This is the text of the letter that will appear in
Research Fortnight. That's half of what I submitted. The full text I submitted follows immediately afterward.
Letter to appear in Research Fortnight
In its editorial in the last issue,
Research Fortnight declares neutrality and in the same breath breaches it:
"Research Fortnight does not publish learned journals and has no reason to defend commercial publishers, but the publishers are right when they say that self-archiving as proposed by Research Councils UK will stop new journals being launched and cause existing journals to close."
There is a profound conflict of interest between - on the one hand - what is in the best interests of research, researchers, their institutions, their funding councils and the tax-paying public that funds the research and - on the other hand - what is in the best interests of the publishing community. Research Fortnight's position is virtually identical with that of the publishing community, as expressed most vocally by Sally Morris of the Association for Learned and Professional Society Publishers.
The concerns of the publishing community are with preventing any risk of subscription cancellations that might be induced by self-archiving.

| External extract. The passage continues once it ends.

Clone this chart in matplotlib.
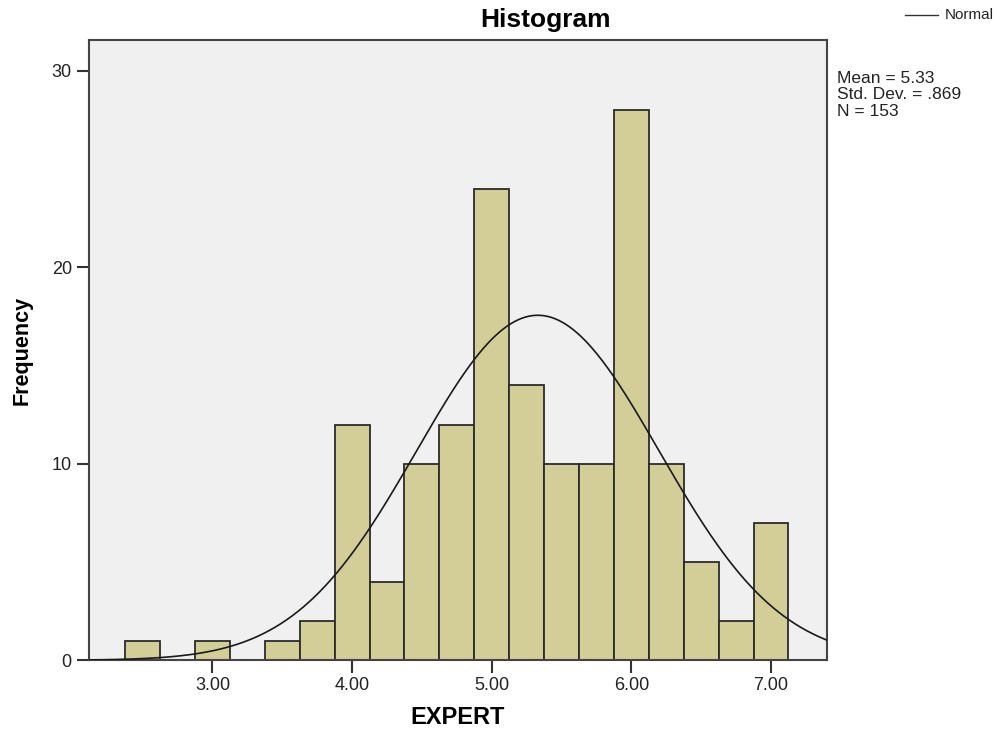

But self-archiving has now been going on for over 14 years, and in physics reached 100 per cent in some fields years ago. Yet both of the major physics publishers (the American Physical Society and the Institute of Physics) report that (1) they detect no diminished subscriptions due to self-archiving, (2) they do not consider self-archiving a threat, and (3) they cooperate with and even host a mirror site of the physics self-archives at their own websites.
Hence the hypothetical risk from which publishers seek protection does not even have any objective evidence in its support. The evidence is that self-archiving and journal-publishing co-exist peacefully. In contrast, the objective evidence for the actual benefits of self-archiving to research exists and is very strong: Articles that are self-archived are cited (hence used, applied and built upon) 50 per cent - 250 per cent more than articles that are not.
Full submitted text (including what will not appear):
Research Councils UK (RCUK) have proposed mandating that all RCUK fundees must deposit ("self-archive") the final drafts of their research on the web, free for all would-be users whose institutions cannot afford the published version, as a condition of receiving public funding, in order to maximise the usage and impact of their UK research output, and thereby the return on the UK public's investment in funding it. RF declares neutrality, and in the same breath breaches it:
"Research Fortnight does not publish learned journals and has no reason to defend commercial publishers, but the publishers are right when they say that self-archiving as proposed by Research Councils UK will stop new journals being launched and cause existing journals to close."
There is a profound conflict of interest between what is in the best interests of research, researchers, their institutions, their funding councils, and the tax-paying public that funds the research, on the one hand, and what is in the best interests of the publishing community on the other hand. RF's position is virtually identical with that of the publishing community, as expressed most vocally by Sally Morris of the Association for Learned and Professional Society Publishers (ALPSP).
The concerns of the publishing community are with preventing any risk of subscription cancellations that might be induced by self-archiving. But self-archiving has now been going on for over 14 years, and in physics reached 100% in some fields years ago, yet both of the major physics publishers (APS and IOP) report that (1) they detect no diminished subscriptions due to self-archiving, (2) they do not consider self-archiving a threat, and (3) they cooperate with and even host a mirror site of the Physics self-archives at their own websites.
Hence the hypothetical risk from which publishers seek protection does not even
have any objective evidence in its support, all evidence being that
self-archiving and journal-publishing co-exist peacefully. In contrast, the
objective evidence for the actual benefits of self-archiving to research exists
and is very strong: Articles that are self-archived are cited (hence used,
applied and built upon) 50%-250% more than articles that are not. I did a
matchbox calculation showing that since only 15% of UK articles are currently
being self-archived this amounts to a loss of at least 50% x 85% = £1.5 billion
worth of potential return on RCUK's annual £3.5 billion research investment,
reckoning that return in terms of lost potential research usage. RF
wrote:
"This argument... [not] peer-reviewed or published... is so
ludicrous it would be a waste of space bothering to knock it down."
A transparent match-box calculation whose outcome seems to be uncongenial to
some ears is discounted by RF for not having been "peer-reviewed." One wonders if, following the same logic, RF would have discounted the following unrefereed observation:
Prior (published) evidence has shown that placing unused batteries (cost, £1 apiece) in the refrigerator increases their hours of usage by 50%, but only 15% of users refrigerate them. We accordingly point out here the following match-box calculation: The 85% of battery-users who are not refrigerating their batteries are losing 50p's worth of potential usage, hence 50p's worth of value for their money.
Ludicrous? In need of peer review? A waste of space to bother refuting? Or dismissed only as a consequence of having listened only to the battery-makers who say that self-refrigerating "will stop new battery-makers being launched and cause existing battery-makers to close" rather than to the needs of the battery-using (and subsidising) public?